Tuesday, April 20, 2010

Paul's Revolution -- Day 2

Let’s face it; my revolution has had a slow start. Most of the time it feels like I am shouting at a hurricane telling it to stop blowing its wind at me. No one hears and no one listens, of course, this is all new to me. Though I am patriotic (I cry when the national anthem plays for a medalist at the Olympics and weep when flag draped coffins come home) I have not been an overtly flag waving American. As the scripture says my citizenship is a heavenly one and I find it difficult to pledge loyalty to two different entities. My wife reminds me that I pledge allegiance to a country under God. That’s the rub isn’t it? Is America a country under God, and if not where does my loyalty begin and end? Jesus acknowledges the reality of living in this world and the need to render to Cesar what belongs to him. Jesus doesn’t want our money He wants something deeper and more costly – our lives. Yet, we don’t live our lives in a vacuum, and unless we are going to take the church community into the remote parts of the world and seclude ourselves from everyone else we do have to function within the greater ‘world’ community.

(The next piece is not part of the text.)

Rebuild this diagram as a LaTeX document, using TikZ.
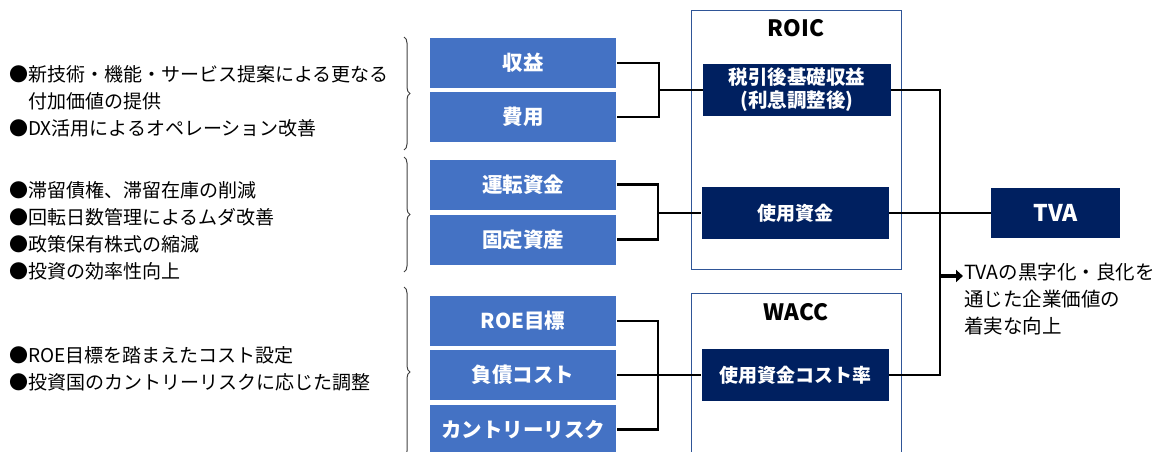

At the core of the gospel is God’s grace poured out on sinful man through the sacrifice of His son on our behalf. Through faith we appropriate that grace. That grace is then played out as we demonstrate love and care to other people. There is, however, a communal aspect of the gospel that reaches out to those in need, the down trodden, the weak, oppressed, and disenfranchised. We call this social justice. God often disciplined Israel when they neglected their responsibility to those in need.
Because the United States has its roots in a Judeo/Christian ethic there is a strong sense to take care of the socially disinclined. However, as it wanders further from those beginnings how it achieves this end becomes muddled with philosophies that are in conflict with those roots. In the media today (conservative talk radio) you would think that the only reason liberals do anything is to gain or retain power (are conservatives much better?). I hate to be so cynical. I would like to think that their motives are genuine, though misguided. The tension is between conflicting philosophies of the distribution of life, liberty, and the pursuit of happiness.
Revolutions are marked by what they are for and what they are against. I am for life, liberty, and the pursuit of happiness (within the context of a biblical worldview) and I am against that which limits this pursuit by the imposition of governmental constraints that unduly forces me to conform to a philosophical framework that is antithetical to my core beliefs.
This may call for a Manifesto. I wonder if I have to write that from prison. Revolutionaries seem to end up there.